A la memoria de Orfelina, la pobre loca de la costanilla del Sil, que vivió
en gozosa soltería durante más de medio siglo y murió en la puta miseria el Año
de la Coronación
de la Virgen
de la Encina.
Orfelina
María de las Mercedes había desembarcado en Ponferrada el día en que sus más felices
moradores estaban festejando con borracheras y fuegos de artificio las nupcias del
rey Alfonso XIII. Con sus formidables pechos de nodriza gallega y el semblante varonil
de sus cincuenta años, se presentó Orfelina ante el alguacil del Ayuntamiento declarando
que era hija natural del Marqués de Carracedelo, y que como única heredera
venía a reclamar el título y la fortuna que legalmente le pertenecían.
A la
mañana siguiente el sargento de la Guardia
Civil la encomendó al médico del manicomio, quien certificó que
aquello no era una mujer sino “una auténtica Tristana, desarreglada y genial
como un bohemio, un marimacho liberal que acabará desquiciando con sus delirios
de grandeza femenil a todas las mujeres de esta urbe.” Nadie le creyó entonces.
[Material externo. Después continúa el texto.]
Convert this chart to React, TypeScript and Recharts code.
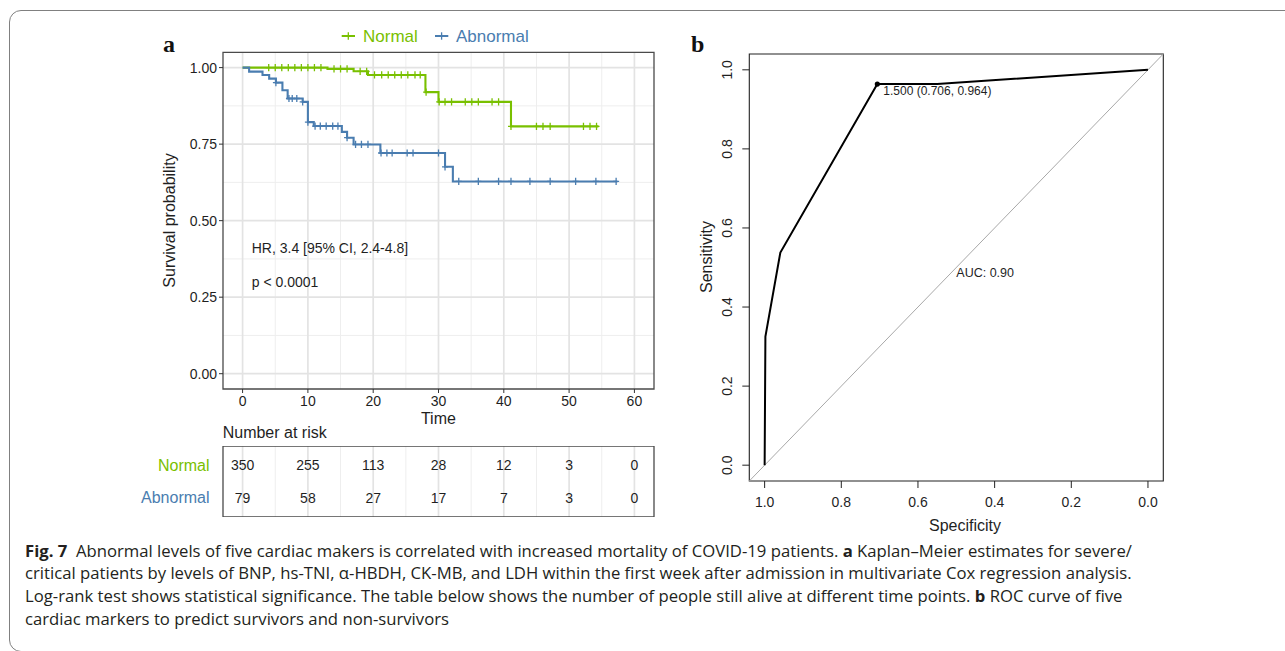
import React from 'react';
import {
  ComposedChart,
  Line,
  Scatter,
  XAxis,
  YAxis,
  CartesianGrid,
  ReferenceLine,
  ReferenceArea,
} from 'recharts';

const FONT = '"Liberation Sans", Arial, Helvetica, sans-serif';
const SERIF = '"Liberation Serif", "Times New Roman", serif';
const CAPTION_FONT = '"Open Sans", "Noto Sans", sans-serif';
const GREEN = '#79C000';
const BLUE = '#4A7DB0';
const TXT = '#1f1f1f';

// ---- Panel a: Kaplan–Meier steps ----
const normalTimes = [0, 13.0, 17.0, 19.2, 28.0, 30.0, 41.1, 54.5];
const normalSurv = [1, 0.996, 0.988, 0.976, 0.92, 0.888, 0.808, 0.808];
const abnormalTimes = [0, 1.0, 3.05, 4.07, 5.1, 6.1, 6.9, 9.2, 10.0, 10.9, 15.2, 16.0, 17.0, 21.1, 31.0, 32.2, 57.4];
const abnormalSurv = [1, 0.987, 0.976, 0.964, 0.951, 0.926, 0.899, 0.888, 0.822, 0.809, 0.79, 0.771, 0.749, 0.721, 0.676, 0.628, 0.628];

// censor times
const normalCensorTimes = [4, 5, 6, 7, 8, 9, 10, 11, 12, 14, 15, 16, 18, 19, 20.2, 21.3, 22.3, 23.3, 24.3, 25.3, 26.4, 27.2, 28.1, 30.1, 31.0, 32.0, 34.1, 35.1, 36.1, 38.2, 39.2, 41.1, 45.0, 46.0, 47.1, 52.2, 53.2, 54.2];
const abnormalCensorTimes = [5.1, 7.1, 7.6, 8.3, 9.2, 10.0, 11.1, 11.9, 12.8, 13.8, 14.6, 16.0, 17.3, 18.2, 19.2, 21.2, 22.1, 22.9, 25.2, 26.1, 30.0, 31.0, 33.1, 36.1, 39.2, 41.1, 44.0, 47.1, 51.0, 54.1, 57.2];

// risk table
const groupNames = ['Normal', 'Abnormal'];
const riskTimes = [0, 10, 20, 30, 40, 50, 60];
const normalRisk = [350, 255, 113, 28, 12, 3, 0];
const abnormalRisk = [79, 58, 27, 17, 7, 3, 0];

// annotations
const hrText = 'HR, 3.4 [95% CI, 2.4-4.8]';
const pText = 'p < 0.0001';

// axis ticks
const kmXTicks = [0, 10, 20, 30, 40, 50, 60];
const kmXMinor = [5, 15, 25, 35, 45, 55];
const kmYTicks = [0, 0.25, 0.5, 0.75, 1];
const kmYMinor = [0.125, 0.375, 0.625, 0.875];

// ---- Panel b: ROC ----
const rocSpecificity = [1.0, 0.998, 0.959, 0.706, 0.55, 0.0];
const rocSensitivity = [0.0, 0.325, 0.538, 0.964, 0.964, 1.0];
const bestThreshold = { label: '1.500 (0.706, 0.964)', sp: 0.706, se: 0.964 };
const aucText = 'AUC: 0.90';
const rocTicks = [0, 0.2, 0.4, 0.6, 0.8, 1.0];

// ---- derived tables ----
const stepAt = (times: number[], surv: number[], t: number) => {
  let v = surv[0];
  for (let i = 0; i < times.length; i++) if (times[i] <= t + 1e-9) v = surv[i];
  return v;
};
const normalCurve = normalTimes.map((t, i) => ({ t, s: normalSurv[i] }));
const abnormalCurve = abnormalTimes.map((t, i) => ({ t, s: abnormalSurv[i] }));
const normalCensor = normalCensorTimes.map((t) => ({ t, s: stepAt(normalTimes, normalSurv, t) }));
const abnormalCensor = abnormalCensorTimes.map((t) => ({ t, s: stepAt(abnormalTimes, abnormalSurv, t) }));
const riskData = [
  ...riskTimes.map((t, i) => ({ t, r: 2, v: normalRisk[i] })),
  ...riskTimes.map((t, i) => ({ t, r: 1, v: abnormalRisk[i] })),
];
const rocData = rocSpecificity.map((sp, i) => ({ sp, se: rocSensitivity[i] }));

const censorShape = (color: string) => (p: any) => {
  const { cx, cy } = p;
  if (cx == null || cy == null) return <g />;
  return (
    <g>
      <line x1={cx - 3} x2={cx + 3} y1={cy} y2={cy} stroke={color} strokeWidth={1.3} />
      <line x1={cx} x2={cx} y1={cy - 3.6} y2={cy + 3.6} stroke={color} strokeWidth={1.3} />
    </g>
  );
};

const textShape = (txt: string, dx: number, dy: number, size: number) => (p: any) => (
  <text x={p.cx + dx} y={p.cy + dy} fontSize={size} fill={TXT} fontFamily={FONT}>
    {txt}
  </text>
);

const RiskYTick = (p: any) => {
  const idx = p.payload.value === 2 ? 0 : 1;
  return (
    <text x={p.x} y={p.y} textAnchor="end" dominantBaseline="central" fontSize={16} fill={idx === 0 ? GREEN : BLUE} fontFamily={FONT}>
      {groupNames[idx]}
    </text>
  );
};

const RocYTick = (p: any) => {
  const { x, y, payload } = p;
  return (
    <text x={x} y={y} transform={`rotate(-90 ${x} ${y})`} textAnchor="middle" fontSize={14} fill={TXT} fontFamily={FONT}>
      {Number(payload.value).toFixed(1)}
    </text>
  );
};

const tickStyle = { fontSize: 14, fill: TXT, fontFamily: FONT };

export default function App() {
  return (
    <div style={{ position: 'absolute', left: 0, top: 0, width: 1285, height: 651, background: '#fff', overflow: 'hidden' }}>
      <div
        style={{
          position: 'absolute',
          left: 9,
          top: 10,
          width: 1300,
          height: 642,
          border: '1.4px solid #808080',
          borderRadius: '12px 0 0 12px',
          boxSizing: 'border-box',
        }}
      />

      {/* Panel a: KM curves */}
      <div style={{ position: 'absolute', left: 140, top: 20 }}>
        <ComposedChart width={530} height={409} margin={{ top: 32.3, right: 16, bottom: 0, left: 0 }}>
          <CartesianGrid verticalValues={kmXMinor} horizontalValues={kmYMinor} stroke="#eeeeee" strokeWidth={1} />
          <CartesianGrid verticalValues={kmXTicks} horizontalValues={kmYTicks} stroke="#e3e3e3" strokeWidth={1.7} />
          <XAxis
            type="number"
            dataKey="t"
            domain={[-3, 63]}
            allowDataOverflow
            ticks={kmXTicks}
            tickSize={4}
            tickMargin={3}
            axisLine={false}
            tickLine={{ stroke: '#333' }}
            tick={tickStyle}
            height={40}
          />
          <YAxis
            type="number"
            dataKey="s"
            domain={[-0.05, 1.05]}
            allowDataOverflow
            ticks={kmYTicks}
            tickFormatter={(v: number) => v.toFixed(2)}
            tickSize={4}
            tickMargin={2}
            axisLine={false}
            tickLine={{ stroke: '#333' }}
            tick={tickStyle}
            width={83}
          />
          <Line data={normalCurve} dataKey="s" type="stepAfter" stroke={GREEN} strokeWidth={2.1} dot={false} isAnimationActive={false} />
          <Line data={abnormalCurve} dataKey="s" type="stepAfter" stroke={BLUE} strokeWidth={2.1} dot={false} isAnimationActive={false} />
          <Scatter data={normalCensor} shape={censorShape(GREEN)} isAnimationActive={false} />
          <Scatter data={abnormalCensor} shape={censorShape(BLUE)} isAnimationActive={false} />
          <Scatter data={[{ t: 1.4, s: 0.41 }]} shape={textShape(hrText, 0, 5, 14)} isAnimationActive={false} />
          <Scatter data={[{ t: 1.4, s: 0.3 }]} shape={textShape(pText, 0, 5, 14)} isAnimationActive={false} />
          <ReferenceArea x1={-3} x2={63} y1={-0.05} y2={1.05} fill="none" fillOpacity={0} stroke="#4a4a4a" strokeWidth={1.3} />
        </ComposedChart>
      </div>

      {/* Risk table */}
      <div style={{ position: 'absolute', left: 100, top: 445.7 }}>
        <ComposedChart width={570} height={71} margin={{ top: 0, right: 16, bottom: 0, left: 0 }}>
          <CartesianGrid verticalValues={kmXMinor} horizontal={false} stroke="#eeeeee" strokeWidth={1} />
          <CartesianGrid verticalValues={kmXTicks} horizontal={false} stroke="#e3e3e3" strokeWidth={1.7} />
          <XAxis type="number" dataKey="t" domain={[-3, 63]} allowDataOverflow ticks={kmXTicks} hide />
          <YAxis
            type="number"
            dataKey="r"
            domain={[0.4, 2.6]}
            allowDataOverflow
            ticks={[1, 2]}
            tickSize={0}
            tickMargin={13.5}
            axisLine={false}
            tickLine={false}
            tick={RiskYTick}
            width={123}
          />
          <Scatter
            data={riskData}
            isAnimationActive={false}
            shape={(p: any) => (
              <text x={p.cx} y={p.cy} textAnchor="middle" dominantBaseline="central" fontSize={14} fill={TXT} fontFamily={FONT}>
                {p.payload.v}
              </text>
            )}
          />
          <ReferenceArea x1={-3} x2={63} y1={0.4} y2={2.6} fill="none" fillOpacity={0} stroke="#4a4a4a" strokeWidth={1.3} />
        </ComposedChart>
      </div>

      {/* Panel b: ROC */}
      <div style={{ position: 'absolute', left: 680, top: 0 }}>
        <ComposedChart width={500} height={545} margin={{ top: 54, right: 16.7, bottom: 0, left: 0 }}>
          <XAxis
            type="number"
            dataKey="sp"
            domain={[-0.04, 1.04]}
            allowDataOverflow
            reversed
            ticks={rocTicks}
            tickFormatter={(v: number) => v.toFixed(1)}
            tickSize={7}
            tickMargin={8.7}
            axisLine={false}
            tickLine={{ stroke: '#222' }}
            tick={tickStyle}
            height={64}
          />
          <YAxis
            type="number"
            dataKey="se"
            domain={[-0.04, 1.04]}
            allowDataOverflow
            ticks={rocTicks}
            tickSize={7}
            tickMargin={10.6}
            axisLine={false}
            tickLine={{ stroke: '#222' }}
            tick={RocYTick}
            width={69.3}
          />
          <ReferenceLine
            segment={[
              { x: 1.04, y: -0.04 },
              { x: -0.04, y: 1.04 },
            ]}
            stroke="#a8a8a8"
            strokeWidth={1}
          />
          <Line data={rocData} dataKey="se" type="linear" stroke="#000" strokeWidth={2} dot={false} isAnimationActive={false} />
          <Scatter
            data={[{ sp: bestThreshold.sp, se: bestThreshold.se }]}
            isAnimationActive={false}
            shape={(p: any) => <circle cx={p.cx} cy={p.cy} r={2.6} fill="#000" />}
          />
          <Scatter data={[{ sp: bestThreshold.sp, se: bestThreshold.se }]} shape={textShape(bestThreshold.label, 6, 11, 12)} isAnimationActive={false} />
          <Scatter data={[{ sp: 0.5, se: 0.5 }]} shape={textShape(aucText, 0, 9.5, 12.5)} isAnimationActive={false} />
          <ReferenceArea x1={-0.04} x2={1.04} y1={-0.04} y2={1.04} fill="none" fillOpacity={0} stroke="#222" strokeWidth={1.1} />
        </ComposedChart>
      </div>

      {/* Free text overlay */}
      <svg width={1285} height={651} style={{ position: 'absolute', left: 0, top: 0, pointerEvents: 'none' }}>
        <text x={163} y={52} fontSize={24} fontWeight="bold" fontFamily={SERIF} fill="#111">a</text>
        <text x={691} y={52} fontSize={24} fontWeight="bold" fontFamily={SERIF} fill="#111">b</text>

        {/* legend */}
        <line x1={341.7} x2={355} y1={36} y2={36} stroke={GREEN} strokeWidth={2} />
        <line x1={348.3} x2={348.3} y1={32.3} y2={39.7} stroke={GREEN} strokeWidth={1.3} />
        <text x={363} y={42} fontSize={17} fill={GREEN} fontFamily={FONT}>{groupNames[0]}</text>
        <line x1={435} x2={448.3} y1={36} y2={36} stroke={BLUE} strokeWidth={2} />
        <line x1={441.6} x2={441.6} y1={32.3} y2={39.7} stroke={BLUE} strokeWidth={1.3} />
        <text x={456} y={42} fontSize={17} fill={BLUE} fontFamily={FONT}>{groupNames[1]}</text>

        <text x={169} y={220.5} transform="rotate(-90 169 220.5)" textAnchor="middle" dominantBaseline="central" fontSize={16} fill={TXT} fontFamily={FONT}>
          Survival probability
        </text>
        <text x={438.4} y={423.5} textAnchor="middle" fontSize={16} fill={TXT} fontFamily={FONT}>Time</text>
        <text x={222.7} y={437.5} fontSize={16} fill={TXT} fontFamily={FONT}>Number at risk</text>

        <text x={706} y={257} transform="rotate(-90 706 257)" textAnchor="middle" dominantBaseline="central" fontSize={16} fill={TXT} fontFamily={FONT}>
          Sensitivity
        </text>
        <text x={965} y={531} textAnchor="middle" fontSize={16} fill={TXT} fontFamily={FONT}>Specificity</text>
      </svg>

      {/* Caption */}
      <div
        style={{
          position: 'absolute',
          left: 25,
          top: 539.5,
          fontFamily: CAPTION_FONT,
          fontSize: 16.7,
          lineHeight: '22.8px',
          color: '#231f20',
          whiteSpace: 'nowrap',
        }}
      >
        <div>
          <b>Fig. 7</b>&nbsp; Abnormal levels of five cardiac makers is correlated with increased mortality of COVID-19 patients. <b>a</b> Kaplan–Meier estimates for severe/
        </div>
        <div>critical patients by levels of BNP, hs-TNI, α-HBDH, CK-MB, and LDH within the first week after admission in multivariate Cox regression analysis.</div>
        <div>
          Log-rank test shows statistical significance. The table below shows the number of people still alive at different time points. <b>b</b> ROC curve of five
        </div>
        <div>cardiac markers to predict survivors and non-survivors</div>
      </div>
    </div>
  );
}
Y algunas hortelanas del barrio de la Puebla sintieron lástima y la dejaron vivir en uno de los
chamizos de la cuesta del Sil donde se criaban tres cerdos, una perra de caza, dos pares de gansos asturianos y media docena de gallinas.
Seis
semanas después, Orfelina entraba a trabajar de criada de servicio en una de
las casonas solariegas del casco antiguo de Ponferrada. Nunca más volvió a
preguntar por el misterioso Marqués de Carracedelo. Los nobles varones que en
vano intentaban seducirla iban luego diciendo por ahí que fumaba vegueros
cubanos y se enfilaba con anís, y que si pagaba sus deudas con duros falsos y
se entendía con mozas de mala vida. Y fue entonces cuando Orfelina inició su breve
y penosa revolución de mujer trabajadora.
Las
autoridades locales no se explicaban de dónde sacaba esa loca analfabeta fábulas
tan extravagantes como que las mujeres neozelandesas y australianas y finesas
ya habían conseguido su derecho a votar en las elecciones a los Parlamentos de sus respectivos países. Y a ver cómo se había enterado aquella pendona de que una tal Emy o
Emmeline Pankhurst y su hija Christabel eran las líderes del movimiento
sufragista en Inglaterra, y de que en Madrid una madama apodada Colombine andaba
reivindicando en lacrimógena literatura el derecho al voto para todas las
mujeres españolas. El propio alcalde de la urbe alcanzó a percibir desde su
finca de la Cabrera
la cólera de los próceres monárquicos. “O acabas con esa cizañera feminista, o
se nos jode el invento”, llegaron a decirle.
En tiempos tan tormentosos no se
podía permitir que una asistenta de tres al cuarto trajera revueltas con sus
trapisondas a las más de doscientas criadas de servicio e incluso a las honestas
esposas de ciertos comerciantes y abogados y fondistas de mucho postín. Y para
colmo de males regeneracionistas, el ilustre vate Alfredo Agosti la había
elevado a los altares de la lírica en uno de los poemas más eróticos que se
había atrevido a componer...
Orfelina María de las Mercedes padeció persecución de la justicia civil
y militar, fue detenida por escándalo público y metida entre rejas, hasta que una
tarde de marzo del Año de la
Coronación se la llevaron al infierno. Las lavanderas de la Puebla nunca se creyeron el
cuento de que fuera la tuberculosis la que había acabado con su vida.